Almost the whole town gets into this Groyne Working Bee at the island, as Mr Pengelly calls it. He's the president of the Friends of the Island and he calls the island an Important Conservation Park. Everyone with boats takes them. The excavator comes on a raft like a ferry that Mr Pengelly has built. Even Zoe comes, Dev and Gran too. Never realised so many people cared about the island. Vern Solomon looks a bit spaced-out in his canvas hat, looking down from his verandah at everything going on. Guess we must look like a huge flock of alien birds invading his territory. There must be forty of us. A few kids from school – Mei, Shawn and Prescott.

Mr Pengelly keeps saying the island is a piece of maritime history and we can't let it gradually disappear without a fight. It's only half the size it was in 1966. Ms Bosse told us how it was named by Matthew Flinders, and even showed us maps. I could see where it keeps dissolving into the sea like a giant sugar cube. It's only a sandy shoal.

I go and tell Vern that Gran's letting me stay the night with him. Dev must have had something to do with it. He and I both think the sailmaker's just lonely. Olsen can't be much company. Vern's eye twinkles when I tell him. Weird how only one does. Then I go back and help; I've got lots of energy today. The excavator is a giant insect pushing sand into these huge nylon cloth bags. Some guys are cutting and burning boxthorns. At one stage Mr Pengelly looks impressed and almost teary when he sees us kids filling up the smaller sandbags for the top. It'll look like a long worm lying out in the sun on the groyne wall. Gran's running around with thermoses and water bottles.

Shawn has another go at me under his breath. If everyone wasn't around I reckon I'd punch his face in. I sure as hell feel like it. Dev's ruining me for fighting – he says to think of something else. It's really hard to do though, but I have a go. The other guy can tell; at first he gets really pissed off that you're ignoring him. Then when he sees you're not flinging your fists around he gives up in the end. That's the plan. Shawn does this time anyway – there's a limit to what he can do without anyone noticing. Six months ago I would have been sucked in and everyone would have thought I started it.

Shawn goes grumbling back to Jonnie Prescott. I wonder if he picks on Prescott like he does me, or is it something about me? Maybe because I wasn't born here like them?

By mid-afternoon, everyone's tired. The ‘mattresses' look like a giant stone snake near the lighthouse, guarding the island. Apparently Vern asked Mr Pengelly if we could all stay on this end of the island – reckons forty of us at once would spook his birds. They're not really his – ‘sanctuary' means they belong to everyone, but I can see what he means. I can imagine him out there on the wooden walkways, talking to them.

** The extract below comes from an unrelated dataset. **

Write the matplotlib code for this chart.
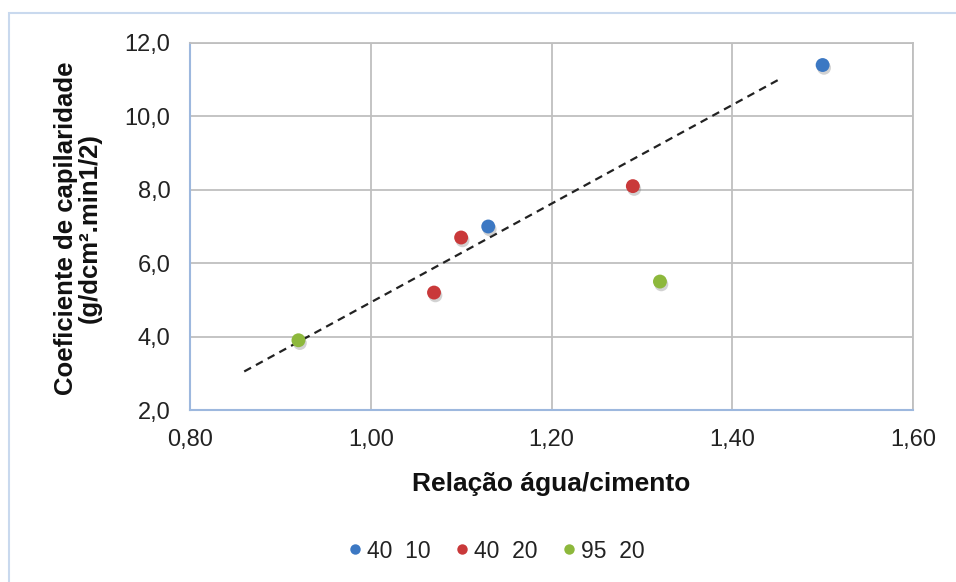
import matplotlib
matplotlib.use("Agg")
import matplotlib.pyplot as plt
import matplotlib.patheffects as pe
from matplotlib.patches import Rectangle
from matplotlib.lines import Line2D

plt.rcParams['font.family'] = ['Liberation Sans', 'DejaVu Sans']

# Water/cement ratio vs. capillarity coefficient, by mix series
series_names = ["40  10", "40  20", "95  20"]
x_40_10 = [1.13, 1.50]
y_40_10 = [7.0, 11.4]
x_40_20 = [1.07, 1.10, 1.29]
y_40_20 = [5.2, 6.7, 8.1]
x_95_20 = [0.92, 1.32]
y_95_20 = [3.9, 5.5]
colors = ["#3C78C3", "#C9393A", "#8DB83C"]

# Linear trend line endpoints
trend_x = [0.86, 1.455]
trend_y = [3.05, 11.05]

x_ticks = [0.80, 1.00, 1.20, 1.40, 1.60]
x_tick_labels = ["0,80", "1,00", "1,20", "1,40", "1,60"]
y_ticks = [2.0, 4.0, 6.0, 8.0, 10.0, 12.0]
y_tick_labels = ["2,0", "4,0", "6,0", "8,0", "10,0", "12,0"]

fig = plt.figure(figsize=(9.56, 5.82), dpi=100)
ax = fig.add_axes([190 / 956, 1 - 410 / 582, 723 / 956, 367 / 582])

# Chart-area border
fig.patches.append(Rectangle((9 / 956, -0.2), 1.2, 1.2 - 13 / 582,
                             transform=fig.transFigure, fill=False,
                             edgecolor="#C9D9EE", linewidth=1.5, zorder=0))

ax.set_xlim(0.80, 1.60)
ax.set_ylim(2.0, 12.0)
ax.set_xticks(x_ticks)
ax.set_xticklabels(x_tick_labels)
ax.set_yticks(y_ticks)
ax.set_yticklabels(y_tick_labels)
ax.tick_params(length=0, labelsize=17, colors="#222222", pad=14)
ax.grid(True, color="#BFBFBF", linewidth=1.3)
ax.set_axisbelow(True)

for side in ("top", "right"):
    ax.spines[side].set_color("#BFBFBF")
    ax.spines[side].set_linewidth(1.3)
for side in ("left", "bottom"):
    ax.spines[side].set_color("#9DB8DE")
    ax.spines[side].set_linewidth(1.5)

ax.plot(trend_x, trend_y, linestyle=(0, (3.5, 2.5)), color="#222222",
        linewidth=1.6, zorder=2)

shadow = [pe.SimplePatchShadow(offset=(1, -2), shadow_rgbFace="gray",
                               alpha=0.35),
          pe.Normal()]
handles = []
for xs, ys, c, name in zip([x_40_10, x_40_20, x_95_20],
                           [y_40_10, y_40_20, y_95_20], colors, series_names):
    sc = ax.scatter(xs, ys, s=100, color=c, edgecolors="none", zorder=3)
    sc.set_path_effects(shadow)
    handles.append(Line2D([], [], marker="o", linestyle="none",
                          markersize=7.5, markerfacecolor=c,
                          markeredgecolor="none", label=name))

ax.set_xlabel("Relação água/cimento", fontsize=19, fontweight="bold",
              color="#111111")
ax.xaxis.set_label_coords(0.5, -0.168)
ax.set_ylabel("Coeficiente de capilaridade\n(g/dcm².min1/2)", fontsize=18.5,
              fontweight="bold", color="#111111", linespacing=1.0)
ax.yaxis.set_label_coords(-0.122, 0.496)

fig.legend(handles=handles, loc="center", bbox_to_anchor=(494 / 956, 1 - 551 / 582),
           ncol=3, frameon=False, fontsize=16.5, handletextpad=0.0,
           columnspacing=0.9, handlelength=1.0, labelcolor="#222222")

fig.savefig("out.png", dpi=100)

I tell Mei I'm staying overnight and she turns a pale face to me. She's not usually pale like that so I can tell what she's thinking. ‘But Joel, the ghost.'

‘That's why I'm staying.' I can't tell if that's admiration in her face or ‘Hey, poor sucker, he doesn't know what he's getting into.' I catch that look on people's faces a lot, but they don't know what I can handle. I wave as Mei gets into our boat with Dev, Gran and Zoe. I try not to worry about Zoe right now. I wonder if Dev's knack of not fighting works with worries too, whether you can tell yourself to ignore them. Wonder if that would make them go away.

Soon there's just the sailmaker and me. And Olsen, of course.